Ainsi, un élève qui avait une très bonne note de fin d’année ne pouvait espérer aller ni à la fac de médecine, ni de droit, ni autre école prestigieuse.

Le gouvernement de Necmettin Erbakan a rejeté toutes ces exigences mais l’ombre d’un coup d’état réel, a tellement pesé que ce dernier a quitté son poste le 18 juin 1997.  Le gouvernement qui a succédé et qui avait reçu l’aval de l’armée a rapidement appliqué « les conseils » de l’armée.

C’est ainsi que des filles qui rêvaient de devenir médecins, juges, avocates ont dû abandonner l’école car non seulement elles étaient élèves dans ces lycées religieux mais étaient également voilées.

« J’avais 17 ans quand ces décisions furent appliquées » raconte à Anadolu, Seyyit Kotan, devenu depuis père de famille et ingénieur en informatique grâce à la loi d’amnistie.

« Beaucoup de jeunes ont dû choisir des écoles pas très réputées fautes de points suffisants. Nous étions considérés comme des pestiférés. Nous avons cherché des moyens pour continuer nos études.

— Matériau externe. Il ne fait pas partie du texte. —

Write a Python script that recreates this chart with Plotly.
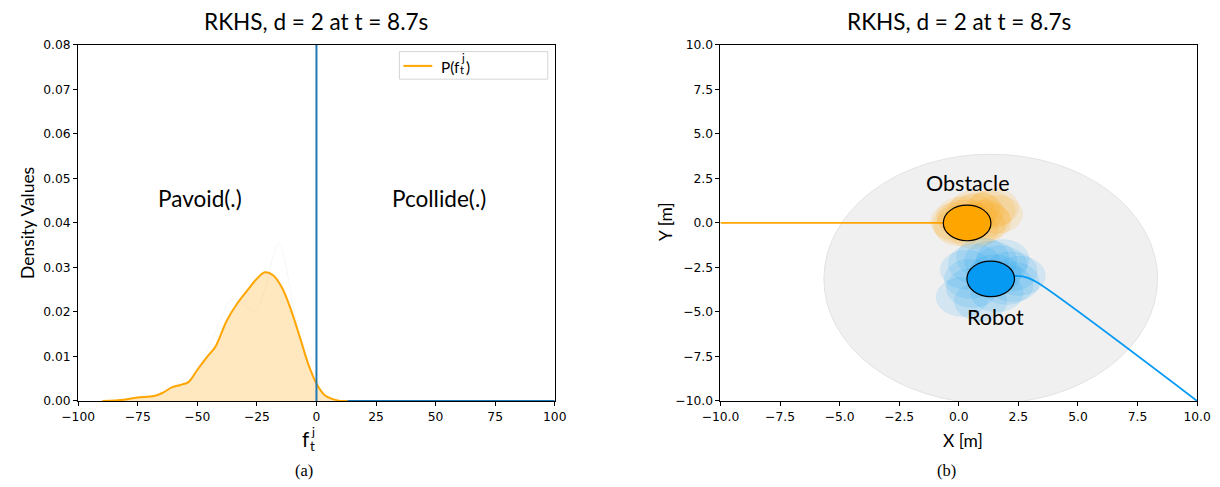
import plotly.graph_objects as go

# ---------------- data ----------------
# left panel: density of f_t^j
dens_x = [-89.9, -80.8, -75.2, -68.2, -64.7, -60.5, -57.1, -53.6, -50.1, -45.3, -42.5,
          -37.6, -33.4, -27.9, -25.1, -21.6, -18.1, -14.6, -11.1, -7.0, -3.5, 0.0,
          3.5, 8.4, 13.0]
dens_y = [0.0, 0.0003, 0.0008, 0.0011, 0.0018, 0.0031, 0.0036, 0.0043, 0.0069, 0.0103,
          0.0121, 0.0181, 0.0218, 0.0256, 0.0274, 0.0289, 0.0282, 0.0256, 0.0211, 0.0144,
          0.0084, 0.0039, 0.0013, 0.0002, 0.0]
ghost_x = [-60.0, -50.0, -42.0, -37.0, -34.0, -30.0, -26.5, -22.0, -18.0, -16.0, -14.0, -10.0, -6.0]
ghost_y = [0.0031, 0.0075, 0.0160, 0.0220, 0.0231, 0.0215, 0.0200, 0.0245, 0.0330, 0.0352,
           0.0330, 0.0220, 0.0120]
collide_x = [13.0, 100.0]
collide_y = [0.0, 0.0]
boundary_x = [0.0, 0.0]
boundary_y = [0.0, 0.08]
left_xticks = [-100, -75, -50, -25, 0, 25, 50, 75, 100]
left_yticks = [0.00, 0.01, 0.02, 0.03, 0.04, 0.05, 0.06, 0.07, 0.08]

# right panel: scene
obstacle_center = (0.35, 0.0)
robot_center = (1.34, -3.14)
agent_radius = 1.0
sensing_radius = 7.0
obs_path_x = [-10.0, 0.35]
obs_path_y = [0.0, 0.0]
rob_path_x = [1.34, 2.3, 2.9, 3.3, 10.0]
rob_path_y = [-3.14, -2.97, -3.08, -3.35, -10.0]
obs_blob_dx = [-0.6, -0.3, 0.2, 0.6, 1.2, 1.6, 0.9, -0.4, 0.3, 0.7, -0.2, 1.0, 0.4, -0.5, 1.4]
obs_blob_dy = [0.1, 0.5, 0.7, 0.8, 0.9, 0.6, 0.3, -0.3, -0.5, -0.2, 0.3, 0.1, 1.0, -0.1, 1.1]
rob_blob_dx = [-1.2, -0.8, -0.4, 0.0, 0.5, 1.0, 1.4, -0.9, 0.3, 0.8, -0.5, 0.2, 1.1, -1.0, 0.6, -1.4]
rob_blob_dy = [0.6, 1.0, 1.4, 1.2, 0.9, 0.5, 0.2, -0.6, -0.9, -0.4, -1.5, 0.3, -0.2, 0.0, 1.3, -1.2]
right_ticks = [-10.0, -7.5, -5.0, -2.5, 0.0, 2.5, 5.0, 7.5, 10.0]

# ---------------- styling ----------------
W, H = 1220, 487
ORANGE = "#FFA500"
BLUE_MPL = "#1f77b4"
AZURE = "#069AF3"
LABEL_FONT = "Lato"
K = 1.025  # font scale
TICK_FONT = dict(family="DejaVu Sans", size=12 * K, color="black")

# mapping from target-picture pixels to page pixels (compensates the capture inset)
SX, OX = 0.977, 18.0
SY, OY = 0.973, 6.0


def tx(t):
    return ((t - OX) / SX) / W


def ty(t):
    return 1 - ((t - OY) / SY) / H


def clamp_ty(t, margin):
    p = (t - OY) / SY
    p = min(max(p, margin), H - margin)
    return 1 - p / H


def clamp_tx(t, margin):
    p = (t - OX) / SX
    p = min(max(p, margin), W - margin)
    return p / W


fig = go.Figure()

# left panel traces
fig.add_trace(go.Scatter(x=ghost_x, y=ghost_y, mode="lines",
                         line=dict(color="rgba(200,215,225,0.2)", width=1, shape="spline"),
                         xaxis="x", yaxis="y", showlegend=False, hoverinfo="skip"))
fig.add_trace(go.Scatter(x=dens_x, y=dens_y, mode="lines", line=dict(color=ORANGE, width=2, shape="spline"),
                         fill="tozeroy", fillcolor="rgba(255,165,0,0.25)", xaxis="x", yaxis="y",
                         showlegend=False, hoverinfo="skip"))
fig.add_trace(go.Scatter(x=collide_x, y=collide_y, mode="lines", line=dict(color=BLUE_MPL, width=2),
                         xaxis="x", yaxis="y", showlegend=False, hoverinfo="skip", cliponaxis=False))
fig.add_trace(go.Scatter(x=boundary_x, y=boundary_y, mode="lines", line=dict(color=BLUE_MPL, width=2),
                         xaxis="x", yaxis="y", showlegend=False, hoverinfo="skip"))

# right panel traces
fig.add_trace(go.Scatter(x=obs_path_x, y=obs_path_y, mode="lines", line=dict(color=ORANGE, width=1.8),
                         xaxis="x2", yaxis="y2", showlegend=False, hoverinfo="skip", cliponaxis=False))
fig.add_trace(go.Scatter(x=rob_path_x, y=rob_path_y, mode="lines", line=dict(color=AZURE, width=1.8, shape="spline"),
                         xaxis="x2", yaxis="y2", showlegend=False, hoverinfo="skip", cliponaxis=False))

shapes = []
shapes.append(dict(type="circle", xref="x2", yref="y2", layer="below",
                   x0=robot_center[0] - sensing_radius, x1=robot_center[0] + sensing_radius,
                   y0=robot_center[1] - sensing_radius, y1=robot_center[1] + sensing_radius,
                   fillcolor="#f0f0f0", line=dict(color="#e2e2e2", width=1)))
for dx, dy in zip(obs_blob_dx, obs_blob_dy):
    cx, cy = obstacle_center[0] + dx * 0.8, obstacle_center[1] + dy * 0.8
    shapes.append(dict(type="circle", xref="x2", yref="y2", x0=cx - 1.05, x1=cx + 1.05,
                       y0=cy - 1.05, y1=cy + 1.05, fillcolor="rgba(255,165,0,0.13)",
                       line=dict(color="rgba(255,165,0,0.10)", width=0.5)))
for dx, dy in zip(rob_blob_dx, rob_blob_dy):
    cx, cy = robot_center[0] + dx * 0.85, robot_center[1] + dy * 0.85
    shapes.append(dict(type="circle", xref="x2", yref="y2", x0=cx - 1.1, x1=cx + 1.1,
                       y0=cy - 1.1, y1=cy + 1.1, fillcolor="rgba(6,154,243,0.12)",
                       line=dict(color="rgba(6,154,243,0.10)", width=0.5)))
for (cx, cy), col in [(obstacle_center, ORANGE), (robot_center, AZURE)]:
    shapes.append(dict(type="circle", xref="x2", yref="y2", x0=cx - agent_radius, x1=cx + agent_radius,
                       y0=cy - agent_radius, y1=cy + agent_radius, fillcolor=col,
                       line=dict(color="black", width=1.2)))

# custom legend box for left panel
shapes.append(dict(type="rect", xref="paper", yref="paper", x0=tx(400), x1=tx(549), y0=ty(78.3), y1=ty(50.7),
                   fillcolor="white", line=dict(color="#d5d5d5", width=1)))
shapes.append(dict(type="line", xref="paper", yref="paper", x0=tx(404), x1=tx(433), y0=ty(65), y1=ty(65),
                   line=dict(color=ORANGE, width=2)))

ann = []


def text(x, y, s, size, family=LABEL_FONT, xanchor="center", yanchor="middle", angle=0, xref="paper", yref="paper"):
    ann.append(dict(x=x, y=y, xref=xref, yref=yref, text=s, showarrow=False, xanchor=xanchor, yanchor=yanchor,
                    textangle=angle, borderpad=0, font=dict(family=family, size=size * K, color="black")))


# titles
text(tx(316.7), ty(21), "RKHS, d = 2 at t = 8.7s", 22)
text(tx(961.7), ty(21), "RKHS, d = 2 at t = 8.7s", 22)
# left labels
text(clamp_tx(18, 8.5), ty(222), "Density Values", 17, angle=-90)
text(tx(310), ty(439), "f", 20, xanchor="right")
text(tx(310), ty(431), "j", 12, xanchor="left")
text(tx(309.5), ty(446), "t", 13, xanchor="left")
text(-48.8, 0.0455, "Pavoid(.)", 22, xref="x", yref="y")
text(51.5, 0.0455, "Pcollide(.)", 22, xref="x", yref="y")
# legend text
text(tx(462), ty(66), "P(f", 15, xanchor="right")
text(tx(460.5), ty(57), "j", 11, xanchor="left")
text(tx(460), ty(69), "t", 11, xanchor="left")
text(tx(465.5), ty(66), ")", 15, xanchor="left")
# right labels
text(tx(667), ty(221), "Y [m]", 17, angle=-90)
text(tx(966), ty(440), "X [m]", 17)
text(0.39, 2.26, "Obstacle", 21, xref="x2", yref="y2")
text(1.54, -5.26, "Robot", 21, xref="x2", yref="y2")
# captions
text(tx(304), clamp_ty(476, 9.5), "(a)", 16, family="Liberation Serif")
text(tx(949), clamp_ty(476, 9.5), "(b)", 16, family="Liberation Serif")

axis_common = dict(showgrid=False, zeroline=False, showline=True, mirror=True, linecolor="black", linewidth=1,
                   ticks="outside", ticklen=4, tickcolor="black", tickfont=TICK_FONT)

fig.update_layout(
    width=W, height=H, margin=dict(l=0, r=0, t=0, b=0), paper_bgcolor="white", plot_bgcolor="white",
    showlegend=False,
    xaxis=dict(domain=[tx(77.4), tx(556)], range=[-100, 100], tickvals=left_xticks, anchor="y", **axis_common),
    yaxis=dict(domain=[ty(400.7), ty(44)], range=[0, 0.08], tickvals=left_yticks, tickformat=".2f",
               anchor="x", **axis_common),
    xaxis2=dict(domain=[tx(722.4), tx(1201)], range=[-10, 10], tickvals=right_ticks, tickformat=".1f",
                anchor="y2", **axis_common),
    yaxis2=dict(domain=[ty(400.7), ty(44)], range=[-10, 10], tickvals=right_ticks, tickformat=".1f",
                anchor="x2", **axis_common),
    shapes=shapes, annotations=ann,
)

fig.write_html("out.html", config={"displayModeBar": False},
               post_script="document.body.style.margin='0';document.body.style.overflow='hidden';")
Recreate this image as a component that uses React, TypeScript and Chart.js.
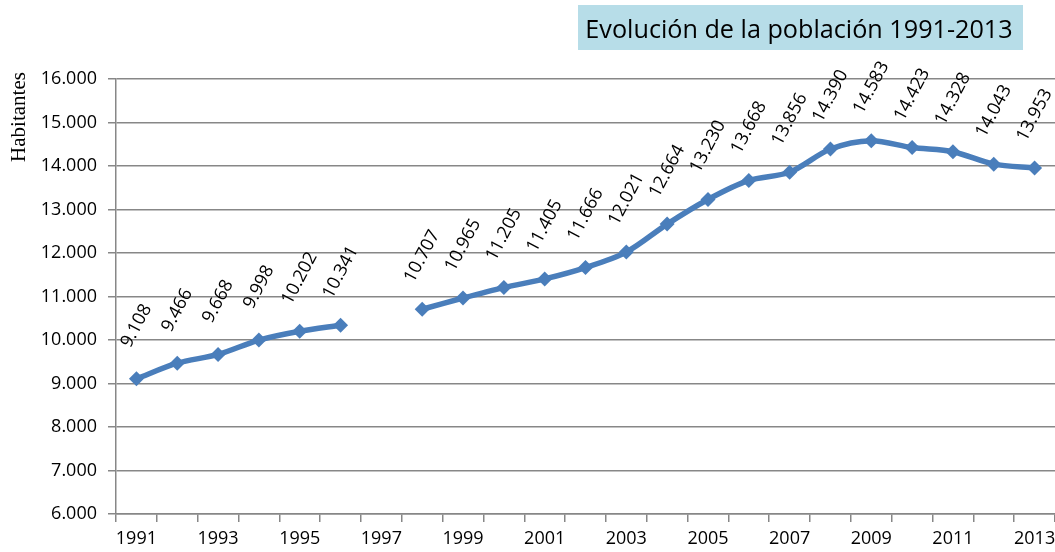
import React, { useEffect, useRef } from "react";
import { Chart, registerables } from "chart.js";

Chart.register(...registerables);

const years = [
  "1991", "1992", "1993", "1994", "1995", "1996", "1997", "1998", "1999", "2000",
  "2001", "2002", "2003", "2004", "2005", "2006", "2007", "2008", "2009", "2010",
  "2011", "2012", "2013",
];
const population: (number | null)[] = [
  9108, 9466, 9668, 9998, 10202, 10341, null, 10707, 10965, 11205,
  11405, 11666, 12021, 12664, 13230, 13668, 13856, 14390, 14583, 14423,
  14328, 14043, 13953,
];
const yMin = 6000;
const yMax = 16000;
const yStep = 1000;
const chartTitle = "Evolución de la población 1991-2013";
const yAxisTitle = "Habitantes";

const fmt = (n: number) => String(Math.round(n)).replace(/\B(?=(\d{3})+(?!\d))/g, ".");

const LINE = "#4a7ebb";
const GRID = "#878787";
const FONT = "'Open Sans', Lato, sans-serif";

const titlePlugin = {
  id: "titleBox",
  afterDraw(chart: any) {
    const ctx = chart.ctx;
    ctx.save();
    ctx.fillStyle = "#b7dde8";
    ctx.fillRect(578, 5, 445, 45);
    ctx.fillStyle = "#000";
    ctx.font = `26px ${FONT}`;
    const w = ctx.measureText(chartTitle).width;
    const size = Math.min(28, (26 * 427) / w);
    ctx.font = `${size.toFixed(1)}px ${FONT}`;
    ctx.textBaseline = "alphabetic";
    ctx.textAlign = "center";
    ctx.fillText(chartTitle, 799, 38);
    ctx.restore();
  },
};

const yTitlePlugin = {
  id: "yTitle",
  afterDraw(chart: any) {
    const ctx = chart.ctx;
    ctx.save();
    ctx.translate(19, 117);
    ctx.rotate(-Math.PI / 2);
    ctx.fillStyle = "#000";
    ctx.font = "21px 'Liberation Serif', 'DejaVu Serif', serif";
    ctx.textAlign = "center";
    ctx.textBaseline = "middle";
    ctx.fillText(yAxisTitle, 0, 0);
    ctx.restore();
  },
};

const labelPlugin = {
  id: "pointLabels",
  afterDatasetsDraw(chart: any) {
    const ctx = chart.ctx;
    const meta = chart.getDatasetMeta(0);
    ctx.save();
    ctx.fillStyle = "#000";
    ctx.font = `18px ${FONT}`;
    ctx.textAlign = "center";
    ctx.textBaseline = "middle";
    meta.data.forEach((pt: any, i: number) => {
      const v = population[i];
      if (v == null) return;
      ctx.save();
      ctx.translate(pt.x, pt.y - 53);
      ctx.rotate((-62 * Math.PI) / 180);
      ctx.fillText(fmt(v), 0, 0);
      ctx.restore();
    });
    ctx.restore();
  },
};

export default function App() {
  const ref = useRef<HTMLCanvasElement>(null);
  useEffect(() => {
    if (!ref.current) return;
    const chart = new Chart(ref.current, {
      type: "line",
      data: {
        labels: years,
        datasets: [
          {
            data: population,
            borderColor: LINE,
            backgroundColor: LINE,
            borderWidth: 5.5,
            tension: 0.3,
            spanGaps: false,
            pointStyle: "rectRot",
            pointRadius: 7.5,
            pointHoverRadius: 7.5,
            pointBackgroundColor: LINE,
            pointBorderColor: LINE,
            pointBorderWidth: 0,
          },
        ],
      },
      options: {
        animation: false,
        responsive: false,
        maintainAspectRatio: false,
        layout: { autoPadding: false, padding: { top: 79, right: 0, bottom: 0, left: 0 } },
        plugins: {
          legend: { display: false },
          title: { display: false },
          tooltip: { enabled: false },
        },
        scales: {
          x: {
            type: "category",
            offset: true,
            afterFit: (scale: any) => {
              scale.height = 38;
              scale.paddingLeft = 0;
              scale.paddingRight = 0;
            },
            grid: {
              display: true,
              offset: true,
              drawOnChartArea: false,
              drawTicks: true,
              tickLength: 8,
              color: GRID,
              lineWidth: 1.5,
            },
            border: { display: true, color: GRID, width: 1.5 },
            ticks: {
              autoSkip: false,
              maxRotation: 0,
              minRotation: 0,
              padding: 6,
              color: "#000",
              font: { family: FONT, size: 18 },
              callback: (_v: any, i: number) => (i % 2 === 0 ? years[i] : ""),
            },
          },
          y: {
            min: yMin,
            max: yMax,
            afterFit: (scale: any) => {
              scale.width = 116;
            },
            grid: {
              color: GRID,
              lineWidth: 1.5,
              drawTicks: true,
              tickLength: 8,
            },
            border: { display: true, color: GRID, width: 1.5 },
            ticks: {
              stepSize: yStep,
              padding: 11,
              color: "#000",
              font: { family: FONT, size: 18 },
              callback: (v: any) => fmt(Number(v)),
            },
          },
        },
      },
      plugins: [titlePlugin, yTitlePlugin, labelPlugin],
    });
    return () => chart.destroy();
  }, []);
  return (
    <div style={{ position: "fixed", left: 0, top: 0, width: 1055, height: 552, background: "#fff" }}>
      <canvas ref={ref} width={1055} height={552} style={{ width: 1055, height: 552 }} />
    </div>
  );
}
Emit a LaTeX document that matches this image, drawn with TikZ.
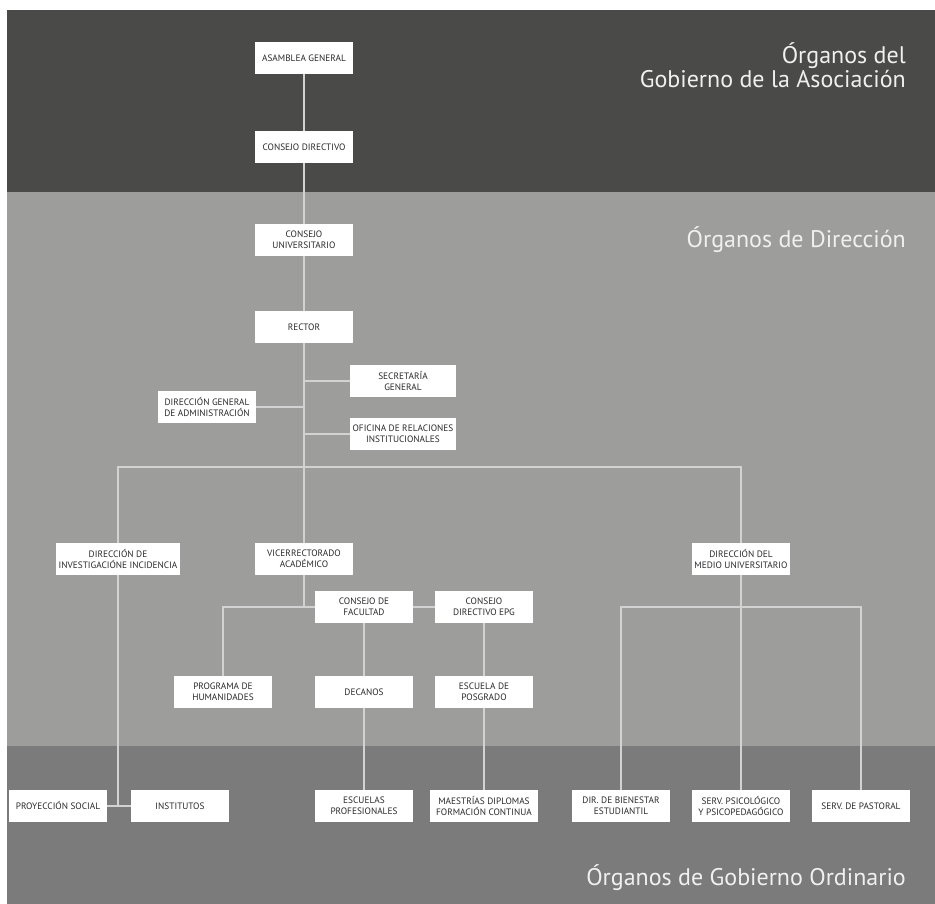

Toutes nos tentatives se sont soldées par un échec » se remémore le jeune homme.

Même si c’était les écoles religieuses dans le viseur de l’armée, tous les lycées qui n’étaient pas de la filière générale avaient subi le même sort. Ainsi, les étudiants des lycées techniques, ne pouvaient espérer faire des études supérieures.

« Je voulais devenir ingénieur en électronique, j’avais choisi le lycée technique, mais ils nous ont dit que nous ne pourrions être autre chose que des ouvriers pour l’industrie tandis que ceux qui ont étudié au lycée général sont devenus ingénieurs », s’insurge, Hasan Uludag.

Aujourd’hui, il n’y a plus aucune restriction concernant la poursuite d’études supérieures aussi bien au niveau des interdictions vestimentaires que du type d’école choisi. Pourtant, l’ombre de 28 février 1997 continue de hanter des millions de jeunes qui ont vu leurs rêves se briser.